Toria McMullin and Dr. Robert T Davidson, Nutrition, Dietetics and Food Science
Due to the current trend obesity rates and the increased public awareness of the connection between body composition and health, individuals are becoming more and more interested in assessing and changing their own body composition. The current methods used to assess body composition include the following: dual-energy x-ray absorptiometry (DEXA), computerized tomography (CT) scans, magnetic resonance imaging (MRI), bioelectric impedance analysis (BIA), Near-Infrared Interactance (NIR), BodPod measurements, skinfold and circumference anthropometric measurements, and hydrodensitometry. Multicomponent models most accurately predict body composition. However, such models—including hydrodensitometry and DEXA—are either too difficult or too costly for practical, widespread consideration. Other methods are also impractical due to their cost, large measurement error, or reliance upon skilled technicians. Consequently, more research needs to be done in order to accurately and inexpensively help individuals predict body composition and body composition changes associated with changes in weight.

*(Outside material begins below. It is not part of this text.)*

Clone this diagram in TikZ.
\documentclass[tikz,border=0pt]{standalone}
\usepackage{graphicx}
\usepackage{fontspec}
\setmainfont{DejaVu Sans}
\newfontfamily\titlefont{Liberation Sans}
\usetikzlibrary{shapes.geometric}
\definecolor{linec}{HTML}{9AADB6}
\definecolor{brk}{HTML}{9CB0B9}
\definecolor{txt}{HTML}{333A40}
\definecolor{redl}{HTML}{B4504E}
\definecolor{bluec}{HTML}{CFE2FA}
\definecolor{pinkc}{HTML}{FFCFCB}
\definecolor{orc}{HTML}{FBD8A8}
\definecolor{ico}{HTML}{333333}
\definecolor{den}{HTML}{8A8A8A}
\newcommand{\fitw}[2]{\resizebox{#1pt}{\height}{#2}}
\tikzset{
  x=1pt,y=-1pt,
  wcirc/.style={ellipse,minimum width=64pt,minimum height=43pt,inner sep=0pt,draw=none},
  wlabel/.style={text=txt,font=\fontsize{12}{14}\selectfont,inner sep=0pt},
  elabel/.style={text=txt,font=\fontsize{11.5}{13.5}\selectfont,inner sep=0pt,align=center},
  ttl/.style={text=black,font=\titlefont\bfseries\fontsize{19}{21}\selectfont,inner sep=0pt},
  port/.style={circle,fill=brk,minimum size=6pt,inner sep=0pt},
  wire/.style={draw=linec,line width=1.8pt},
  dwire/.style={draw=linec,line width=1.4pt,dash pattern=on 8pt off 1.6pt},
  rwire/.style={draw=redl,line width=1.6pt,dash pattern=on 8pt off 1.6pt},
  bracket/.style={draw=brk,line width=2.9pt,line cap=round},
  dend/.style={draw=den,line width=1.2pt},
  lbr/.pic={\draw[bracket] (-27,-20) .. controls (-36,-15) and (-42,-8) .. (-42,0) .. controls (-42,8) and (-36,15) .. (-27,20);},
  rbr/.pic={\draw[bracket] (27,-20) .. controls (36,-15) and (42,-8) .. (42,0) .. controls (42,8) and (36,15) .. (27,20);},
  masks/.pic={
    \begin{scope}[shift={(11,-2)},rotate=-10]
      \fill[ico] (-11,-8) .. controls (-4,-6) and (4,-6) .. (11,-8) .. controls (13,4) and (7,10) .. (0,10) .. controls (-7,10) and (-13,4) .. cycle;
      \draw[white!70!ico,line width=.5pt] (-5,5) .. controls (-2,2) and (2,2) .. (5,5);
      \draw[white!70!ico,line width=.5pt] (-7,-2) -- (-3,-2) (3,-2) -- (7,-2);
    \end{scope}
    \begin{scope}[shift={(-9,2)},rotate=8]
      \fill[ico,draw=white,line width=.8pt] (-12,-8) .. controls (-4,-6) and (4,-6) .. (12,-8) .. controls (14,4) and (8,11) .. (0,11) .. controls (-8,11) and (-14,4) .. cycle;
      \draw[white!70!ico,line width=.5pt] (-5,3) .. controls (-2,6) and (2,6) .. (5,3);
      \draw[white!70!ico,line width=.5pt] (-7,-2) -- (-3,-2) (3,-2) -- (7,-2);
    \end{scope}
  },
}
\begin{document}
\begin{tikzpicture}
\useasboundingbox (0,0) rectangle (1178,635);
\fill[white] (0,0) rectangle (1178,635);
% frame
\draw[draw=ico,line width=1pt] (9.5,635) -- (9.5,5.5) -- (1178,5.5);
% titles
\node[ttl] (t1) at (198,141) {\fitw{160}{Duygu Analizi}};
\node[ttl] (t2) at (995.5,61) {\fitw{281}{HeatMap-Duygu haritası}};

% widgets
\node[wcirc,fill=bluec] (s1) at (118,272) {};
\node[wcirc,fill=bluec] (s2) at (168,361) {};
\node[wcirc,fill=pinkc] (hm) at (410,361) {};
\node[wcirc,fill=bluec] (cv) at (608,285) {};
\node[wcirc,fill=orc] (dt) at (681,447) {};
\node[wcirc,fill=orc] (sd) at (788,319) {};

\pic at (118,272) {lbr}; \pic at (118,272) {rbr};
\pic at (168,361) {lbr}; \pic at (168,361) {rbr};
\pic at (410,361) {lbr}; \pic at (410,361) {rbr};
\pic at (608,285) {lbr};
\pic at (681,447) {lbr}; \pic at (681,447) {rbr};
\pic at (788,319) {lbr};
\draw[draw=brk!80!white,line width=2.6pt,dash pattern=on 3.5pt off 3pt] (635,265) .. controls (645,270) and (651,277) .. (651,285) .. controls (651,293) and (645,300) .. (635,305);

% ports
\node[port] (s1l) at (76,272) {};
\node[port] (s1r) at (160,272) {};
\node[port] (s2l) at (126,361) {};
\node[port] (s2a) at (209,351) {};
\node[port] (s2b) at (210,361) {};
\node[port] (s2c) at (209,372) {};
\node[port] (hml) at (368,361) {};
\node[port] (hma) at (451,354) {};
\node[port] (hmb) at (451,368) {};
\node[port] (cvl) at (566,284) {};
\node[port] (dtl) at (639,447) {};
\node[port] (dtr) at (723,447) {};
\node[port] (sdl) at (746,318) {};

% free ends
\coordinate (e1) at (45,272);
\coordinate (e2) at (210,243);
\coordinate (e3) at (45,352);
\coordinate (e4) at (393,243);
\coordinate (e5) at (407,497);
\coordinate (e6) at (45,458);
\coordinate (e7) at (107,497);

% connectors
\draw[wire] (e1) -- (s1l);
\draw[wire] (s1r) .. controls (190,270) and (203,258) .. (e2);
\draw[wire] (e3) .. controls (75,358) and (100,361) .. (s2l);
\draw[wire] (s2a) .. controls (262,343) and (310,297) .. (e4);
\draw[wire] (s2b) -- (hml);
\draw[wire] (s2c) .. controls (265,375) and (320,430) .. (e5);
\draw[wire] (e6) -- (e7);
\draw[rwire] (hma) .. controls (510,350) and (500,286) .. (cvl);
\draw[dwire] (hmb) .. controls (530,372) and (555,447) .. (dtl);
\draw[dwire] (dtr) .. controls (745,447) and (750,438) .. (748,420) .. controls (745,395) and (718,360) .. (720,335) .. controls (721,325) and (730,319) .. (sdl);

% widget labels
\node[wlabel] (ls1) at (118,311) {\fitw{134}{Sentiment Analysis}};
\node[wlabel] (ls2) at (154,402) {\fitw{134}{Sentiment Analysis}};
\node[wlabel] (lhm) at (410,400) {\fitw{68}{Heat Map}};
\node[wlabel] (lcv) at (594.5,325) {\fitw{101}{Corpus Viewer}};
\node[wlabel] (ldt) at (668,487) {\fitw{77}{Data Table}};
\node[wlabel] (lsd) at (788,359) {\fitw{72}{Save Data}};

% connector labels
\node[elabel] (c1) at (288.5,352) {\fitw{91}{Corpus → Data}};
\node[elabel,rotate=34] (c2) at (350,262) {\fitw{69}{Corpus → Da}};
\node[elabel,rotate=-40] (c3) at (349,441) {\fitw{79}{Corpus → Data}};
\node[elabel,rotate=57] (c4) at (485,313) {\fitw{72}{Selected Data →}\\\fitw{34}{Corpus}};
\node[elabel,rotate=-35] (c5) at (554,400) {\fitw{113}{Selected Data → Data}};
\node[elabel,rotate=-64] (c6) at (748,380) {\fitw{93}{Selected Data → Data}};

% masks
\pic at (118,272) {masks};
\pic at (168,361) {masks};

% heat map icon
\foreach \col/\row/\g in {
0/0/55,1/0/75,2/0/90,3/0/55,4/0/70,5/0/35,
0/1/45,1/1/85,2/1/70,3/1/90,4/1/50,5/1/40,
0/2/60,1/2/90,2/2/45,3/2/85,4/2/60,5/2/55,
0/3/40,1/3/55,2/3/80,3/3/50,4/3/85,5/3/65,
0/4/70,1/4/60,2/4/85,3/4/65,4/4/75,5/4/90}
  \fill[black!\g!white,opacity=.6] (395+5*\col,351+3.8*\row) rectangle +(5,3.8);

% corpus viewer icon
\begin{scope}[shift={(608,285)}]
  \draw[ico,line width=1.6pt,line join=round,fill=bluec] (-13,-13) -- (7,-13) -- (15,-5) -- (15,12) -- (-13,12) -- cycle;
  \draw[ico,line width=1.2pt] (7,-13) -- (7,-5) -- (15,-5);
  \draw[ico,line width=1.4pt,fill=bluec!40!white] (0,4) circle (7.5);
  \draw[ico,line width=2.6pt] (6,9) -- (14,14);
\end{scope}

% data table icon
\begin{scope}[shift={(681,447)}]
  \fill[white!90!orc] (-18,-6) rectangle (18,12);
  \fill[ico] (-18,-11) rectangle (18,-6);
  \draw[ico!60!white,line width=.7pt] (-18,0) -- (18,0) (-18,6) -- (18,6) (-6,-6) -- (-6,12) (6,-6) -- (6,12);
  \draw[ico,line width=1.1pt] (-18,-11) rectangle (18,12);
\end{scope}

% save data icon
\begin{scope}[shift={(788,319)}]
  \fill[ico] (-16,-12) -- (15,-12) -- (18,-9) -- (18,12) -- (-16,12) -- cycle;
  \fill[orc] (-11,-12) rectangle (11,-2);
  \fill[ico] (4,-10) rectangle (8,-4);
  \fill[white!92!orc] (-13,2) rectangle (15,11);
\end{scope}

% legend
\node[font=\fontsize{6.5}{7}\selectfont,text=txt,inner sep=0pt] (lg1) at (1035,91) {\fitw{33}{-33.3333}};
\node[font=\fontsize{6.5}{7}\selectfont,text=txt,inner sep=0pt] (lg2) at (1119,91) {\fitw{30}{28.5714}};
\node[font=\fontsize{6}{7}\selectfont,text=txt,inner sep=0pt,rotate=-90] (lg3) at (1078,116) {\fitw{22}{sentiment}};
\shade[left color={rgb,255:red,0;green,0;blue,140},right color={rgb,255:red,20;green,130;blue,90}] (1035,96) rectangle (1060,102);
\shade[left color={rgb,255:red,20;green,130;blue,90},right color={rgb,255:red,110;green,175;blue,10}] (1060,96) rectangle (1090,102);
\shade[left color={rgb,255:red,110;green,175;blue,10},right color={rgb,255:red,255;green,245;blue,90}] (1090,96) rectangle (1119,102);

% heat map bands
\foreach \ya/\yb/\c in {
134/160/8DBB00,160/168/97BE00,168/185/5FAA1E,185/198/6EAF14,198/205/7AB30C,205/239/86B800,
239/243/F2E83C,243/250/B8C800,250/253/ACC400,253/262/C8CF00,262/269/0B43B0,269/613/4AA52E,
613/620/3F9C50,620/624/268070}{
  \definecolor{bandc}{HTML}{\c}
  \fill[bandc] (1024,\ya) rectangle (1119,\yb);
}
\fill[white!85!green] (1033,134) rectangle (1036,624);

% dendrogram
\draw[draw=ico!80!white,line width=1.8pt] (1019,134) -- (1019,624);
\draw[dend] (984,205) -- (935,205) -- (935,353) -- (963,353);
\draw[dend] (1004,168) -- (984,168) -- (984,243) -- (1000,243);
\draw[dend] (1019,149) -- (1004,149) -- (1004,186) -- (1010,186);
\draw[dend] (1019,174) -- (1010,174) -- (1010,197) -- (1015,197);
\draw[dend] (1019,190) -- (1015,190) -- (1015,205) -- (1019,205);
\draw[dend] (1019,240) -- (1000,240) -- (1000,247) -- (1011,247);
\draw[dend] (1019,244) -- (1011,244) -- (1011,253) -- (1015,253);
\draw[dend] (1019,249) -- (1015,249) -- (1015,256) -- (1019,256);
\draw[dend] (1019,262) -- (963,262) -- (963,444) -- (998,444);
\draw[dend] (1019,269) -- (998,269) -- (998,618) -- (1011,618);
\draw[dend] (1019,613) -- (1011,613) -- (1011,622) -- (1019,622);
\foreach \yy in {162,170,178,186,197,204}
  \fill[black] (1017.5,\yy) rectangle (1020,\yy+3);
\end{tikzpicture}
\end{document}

Much of the research that attempts to predict body composition in an inexpensive and practical manner focuses on the formation of mathematical equations in which individuals can input easily obtained measurements (such as height and weight). Most of the equations developed use the data collected from expensive and accurate body composition measurements to predict total body fat percentages. While some studies have produced body fat percentage equations that are specific to various ethnicities – such as the Slaughter equations – other predictive equations are based on skin fold measurements or circumference ratios – such as those found by Garcia et. al. Although these studies incorporate circumferences when calculating total body fat, no reported research has used body composition data to predict regional body circumferences. Because researchers have focused only on unidirectional equations that move from anthropometric measurements to body composition, there are no reported equations that result in predicted circumferences. Consequently, there are no reported methods that predict the effects of body weight changes on regional body composition and circumferences.
Developing equations that predict regional circumferences will facilitate further research on the relationship between changes in weight and changes in regional circumferences and therefore provide information about body appearance and composition. The purpose of this research is to provide equations that will be useful in future research on body composition and weight changes. These equations use body composition data to predict regional circumferences.
For this study, 67 female and 32 male Caucasian college aged volunteers were recruited. They were informed that they would be participating in an energy balance study, where they would be compensated with a gift card and two DEXA (dual energy x-ray absorptiometry) scans. The duration of the study was eight months. Of these 99 volunteers, the data from 63 females and 30 males were used.
At the beginning of this observational study, the subjects came into the lab where they were scanned by a GE Medical Systems LUNAR DEXA machine, weighed, and had their anthropometric data measured. The DEXA machine divided the body into several different regions and calculated the Lean g, fat g, tissue g, % fat and % lean values for each region. The anthropometric measurements included body height along with the circumference measurements for the following 6 regions (which corresponded nicely with the regions designated by the DEXA machine): chest (across bust), waist (at navel), hips (at fullest part including buttocks), upper legs (upper-thigh), lower legs (at calf), and upper arms (at bicep). Each circumference measurement was taken at the fullest part of the region. An electric scale was used to measure weight and a standiometer was used to measure height. The same tension set tape measurer was used for each circumference measurement.
Using GraphPad InStat 3, multiple regression analysis was used to formulate mathematical equations that predict regional body circumferences based on the regional body composition data from the DEXA scans. Those equations that produced the highest R2 values were selected. Where possible, equations were also selected based on the variables involved and if those variables were common to other regional circumference equations for the population.
Six multiple regression equations, one for each of the anthropometric regions measure, that predict regional circumferences for males and females were developed. The significant variables used in the equation include the following: height, mass, regional lean mass, regional fat mass, body mass index (BMI), and lean body mass index (LBMI). All multiple regression p-values were <0.0001. Efforts were made to maintain consistency. The same tape measure, same DEXA machine, scale and standiometer were used. Because this is an observational study, the results only reflect the circumference of the group at hand. Another group of volunteers will be needed to validate the equations. However, the high r-squared values show an encouraging correlation between circumference and regional composition. Some limitations and possible opportunities for future research include the narrow population. Most of the participants were Caucasian, college-aged volunteers. Validation of the equations could involve groups of volunteers of different ages so as to asses which ages these equations are predictive of and which ages would need specific equations. Separate equations may also be needed for different ethnicities and perhaps for athletes and non-athletes. The equations presented in this study provide a foundation for future validation and population specific research.